Petrie did not return a call Wednesday morning seeking comment on his bill.
Speaking to the House committee late Tuesday, Petrie said his proposed changes are reasonable.
“I still think as a policy matter, this is a good direction to go,” Petrie told his colleagues. “Is the sky falling? No. Are these things always ‘The sky is falling’ when you talk about open records? It seems to be. Again, I don’t fault anybody for it, I’m glad people are pushing to keep things as open as possible.”
After the hearing, Petrie said state law already is meant to recognize the LRC as the final arbiter of legislative records decisions unless the legislative branch takes more than 30 days to respond, at which point the requester can appeal to circuit court. However, that law has been misinterpreted by a judge overseeing the Herald-Leader’s lawsuit who assumed the LRC couldn’t have meant for itself to be the final step in the appeals process, he said.
“What this would seek to do is say ‘No, we meant exactly what we said,’” Petrie said.
As for public records from non-Kentuckians, Petrie said, “you can end up with agencies being burdened down in almost an harassing-type nature of requests coming in from out-of-state.”
“And quite honestly, I’m not worried about out-of-state people,” he said. “I’m worried about in-state people and in-state interests looking at what’s going on. What’s the purpose of the open records? Is it to be open and transparent to the rest of the world or is it to be open to the people and residents of Kentucky? I think it’s the latter and not the former.”
The state Economic Development Cabinet said it requested the original version of Petrie’s bill in order to preserve its competitive advantage while it used financial incentives to lure companies to Kentucky or encouraged existing companies to expand here.
It’s a mistake to let the legislature decide what records about the General Assembly the public can and cannot see, Bensenhaver said. The news media and others have relied on open records requests to learn about controversies, including sexual harassment scandals at the Capitol that toppled House Speaker Jeff Hoover, R-Jamestown.
It also would be “terrible policy,” she said, to limit access to the open records law to Kentuckians.
“I find that really shocking,” Bensenhaver said. “So someone driving through the state of Kentucky who has a car wreck, who writes to get a copy of their accident report, now they’re ineligible to use the open records law? So the Boston Globe’s STAT can’t use the open records law to get the discovery materials from the state’s Purdue Pharma OxyContin lawsuit? What good does this do?”
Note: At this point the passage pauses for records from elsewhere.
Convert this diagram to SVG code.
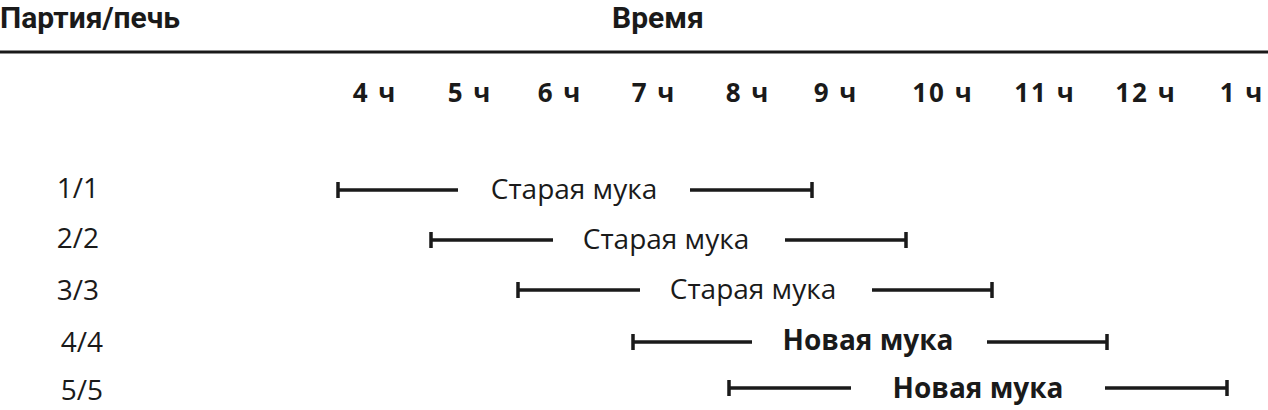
<svg xmlns="http://www.w3.org/2000/svg" width="1268" height="410" viewBox="0 0 1268 410">
<style>
text{font-family:"Open Sans","Noto Sans",sans-serif;fill:#1a1a1a}
.h{font-family:Roboto,"Liberation Sans",sans-serif;font-weight:bold;font-size:30px}
.t{font-weight:bold;font-size:26px;text-anchor:middle;letter-spacing:2px}
.r{font-size:28px;text-anchor:middle}
.l{font-size:28px;text-anchor:middle}
.b{font-size:28px;text-anchor:middle;font-weight:bold}
.bar{stroke:#1a1a1a;stroke-width:3.5;fill:none}
</style>
<rect width="1268" height="410" fill="#fff"/>
<text class="h" x="0" y="28">Партия/печь</text>
<text class="h" x="658" y="28" text-anchor="middle">Время</text>
<line x1="0" y1="52" x2="1268" y2="52" stroke="#1a1a1a" stroke-width="3"/>
<g id="hours">
<text class="t" x="375" y="102">4 ч</text><text class="t" x="470" y="102">5 ч</text><text class="t" x="560" y="102">6 ч</text><text class="t" x="654" y="102">7 ч</text><text class="t" x="748" y="102">8 ч</text><text class="t" x="836" y="102">9 ч</text><text class="t" x="943" y="102">10 ч</text><text class="t" x="1045" y="102">11 ч</text><text class="t" x="1146" y="102">12 ч</text><text class="t" x="1242" y="102">1 ч</text>
</g>
<g id="rowlabels">
<text class="r" x="78" y="198">1/1</text><text class="r" x="78" y="248">2/2</text><text class="r" x="78" y="300">3/3</text><text class="r" x="82" y="352">4/4</text><text class="r" x="82" y="400">5/5</text>
</g>
<g id="connectors" class="bar">
<path d="M338 190H458M690 190H812M338 182V198M812 182V198"/>
<path d="M431 240H553M785 240H906M431 232V248M906 232V248"/>
<path d="M518 290H640M872 290H992M518 282V298M992 282V298"/>
<path d="M633 342H752M987 342H1107M633 334V350M1107 334V350"/>
<path d="M729 388H851M1105 388H1227M729 380V396M1227 380V396"/>
</g>
<g id="n1"><text class="l" x="574" y="199">Старая мука</text></g>
<g id="n2"><text class="l" x="666" y="249">Старая мука</text></g>
<g id="n3"><text class="l" x="753" y="299">Старая мука</text></g>
<g id="n4"><text class="b" x="868" y="350">Новая мука</text></g>
<g id="n5"><text class="b" x="978" y="398">Новая мука</text></g>
</svg>
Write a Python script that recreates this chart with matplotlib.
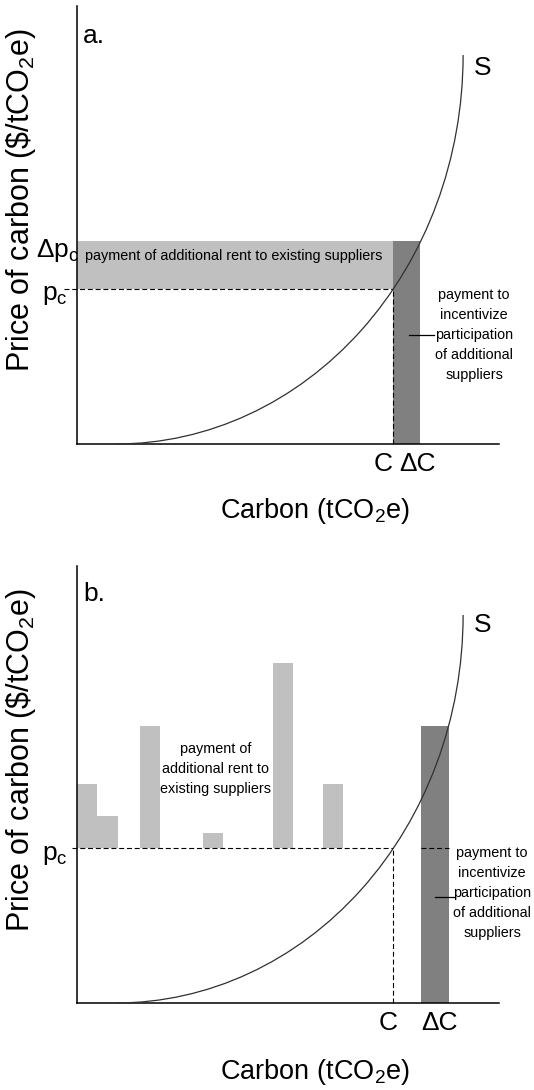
import matplotlib

matplotlib.use("Agg")
import matplotlib.pyplot as plt
from matplotlib.patches import Arc

plt.rcParams["font.family"] = ["Liberation Sans", "DejaVu Sans"]
plt.rcParams["mathtext.default"] = "regular"

# supply curve S: a quarter ellipse in both panels
s_start_x = 9.3    # leaves the carbon axis here (flat)
s_end_x = 91.5     # turns vertical here
s_top_y = 88.8     # price at the top end of S

carbon_c = 75.0      # C
price_pc = 35.4      # p_c

# panel a
delta_c_a = 6.4
delta_pc_a = 10.9

# panel b: rents paid to existing suppliers (bars sit on p_c)
rent_left = [0.0, 4.7, 14.9, 29.8, 46.5, 58.3]
rent_width = [4.7, 5.0, 4.8, 4.9, 4.8, 4.8]
rent_top = [50.1, 42.9, 63.3, 38.9, 77.9, 50.1]
new_left_b = 81.5
new_width_b = 6.7
new_top_b = 63.3

LIGHT = "#c0c0c0"
DARK = "#808080"
W, H = 534, 1090

fig = plt.figure(figsize=(W / 100, H / 100), dpi=100)


def fx(px):
    return px / W


def fy(py):
    return 1 - py / H


def make_axes(top_px, bottom_px):
    ax = fig.add_axes([fx(76.7), fy(bottom_px), (499 - 76.7) / W, (bottom_px - top_px) / H])
    ax.set_xlim(0, 100)
    ax.set_ylim(0, 100)
    for s in ["top", "right"]:
        ax.spines[s].set_visible(False)
    for s in ["left", "bottom"]:
        ax.spines[s].set_linewidth(1.1)
    ax.set_xticks([])
    ax.set_yticks([])
    return ax


def dashed(ax, xs, ys):
    ax.plot(xs, ys, color="black", lw=0.8, dashes=(4.5, 2.5), clip_on=False, zorder=3)


def curve(ax):
    ax.add_patch(Arc((s_start_x, s_top_y), 2 * (s_end_x - s_start_x), 2 * s_top_y,
                     theta1=270, theta2=360, color="#303030", lw=0.9, zorder=4))


small = dict(fontsize=10.4, ha="center", va="center", linespacing=1.55)
big = 19
ylab = r"Price of carbon (\$/tCO$_2$e)"

# ---------------- panel a ----------------
ax = make_axes(6, 444)
ax.bar(0, delta_pc_a, width=carbon_c, bottom=price_pc, align="edge", color=LIGHT, lw=0)
ax.bar(carbon_c, price_pc + delta_pc_a, width=delta_c_a, align="edge", color=DARK, lw=0)
dashed(ax, [-3, carbon_c], [price_pc, price_pc])
dashed(ax, [carbon_c, carbon_c], [0, price_pc])
curve(ax)
ax.plot([78.7, 84.6], [24.9, 24.9], color="black", lw=0.9, clip_on=False)

fig.text(fx(85), fy(256), "payment of additional rent to existing suppliers",
         fontsize=10.4, va="center")
fig.text(fx(474), fy(335), "payment to\nincentivize\nparticipation\nof additional\nsuppliers", **small)
fig.text(fx(83), fy(43), "a.", fontsize=big)
fig.text(fx(474), fy(75), "S", fontsize=big)
fig.text(fx(383), fy(471), "C", fontsize=big, ha="center")
fig.text(fx(418), fy(471), "ΔC", fontsize=big, ha="center")
fig.text(fx(36), fy(257), r"$\Delta p_c$", fontsize=big)
fig.text(fx(42), fy(300), r"$p_c$", fontsize=big)
fig.text(fx(315), fy(518), "Carbon (tCO$_2$e)", fontsize=19.5, ha="center")
fig.text(fx(21), fy(200), ylab, fontsize=22, rotation=90, ha="center", va="center")

# ---------------- panel b ----------------
ax = make_axes(566, 1003)
ax.bar(rent_left, [t - price_pc for t in rent_top], width=rent_width, bottom=price_pc,
       align="edge", color=LIGHT, lw=0)
ax.bar(new_left_b, new_top_b, width=new_width_b, align="edge", color=DARK, lw=0)
dashed(ax, [-1, carbon_c], [price_pc, price_pc])
dashed(ax, [carbon_c, carbon_c], [0, price_pc])
dashed(ax, [new_left_b, new_left_b + new_width_b], [price_pc, price_pc])
curve(ax)
ax.plot([84.8, 89.6], [24.3, 24.3], color="black", lw=0.9, clip_on=False)

fig.text(fx(216), fy(769), "payment of\nadditional rent to\nexisting suppliers", **small)
fig.text(fx(492), fy(893), "payment to\nincentivize\nparticipation\nof additional\nsuppliers", **small)
fig.text(fx(83), fy(601), "b.", fontsize=big)
fig.text(fx(474), fy(632), "S", fontsize=big)
fig.text(fx(388), fy(1030), "C", fontsize=big, ha="center")
fig.text(fx(440), fy(1030), "ΔC", fontsize=big, ha="center")
fig.text(fx(42), fy(860), r"$p_c$", fontsize=big)
fig.text(fx(315), fy(1079), "Carbon (tCO$_2$e)", fontsize=19.5, ha="center")
fig.text(fx(21), fy(760), ylab, fontsize=22, rotation=90, ha="center", va="center")

fig.savefig("out.png", dpi=100)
STAT, a Boston-based health news outlet, successfully has used Kentucky’s open records law for several years to pursue information about the state’s $24 million settlement with Purdue Pharma over the company’s alleged “improper marketing” of the prescription painkiller OxyContin. The Kentucky Supreme Court is considering whether to accept Purdue Pharma’s latest appeal of the case.
“With government transparency laws, it shouldn’t matter who is asking or why they’re asking,” she said. “That’s not relevant. All that matters is whether the document in question is a public document. If it is, then it needs to be released.”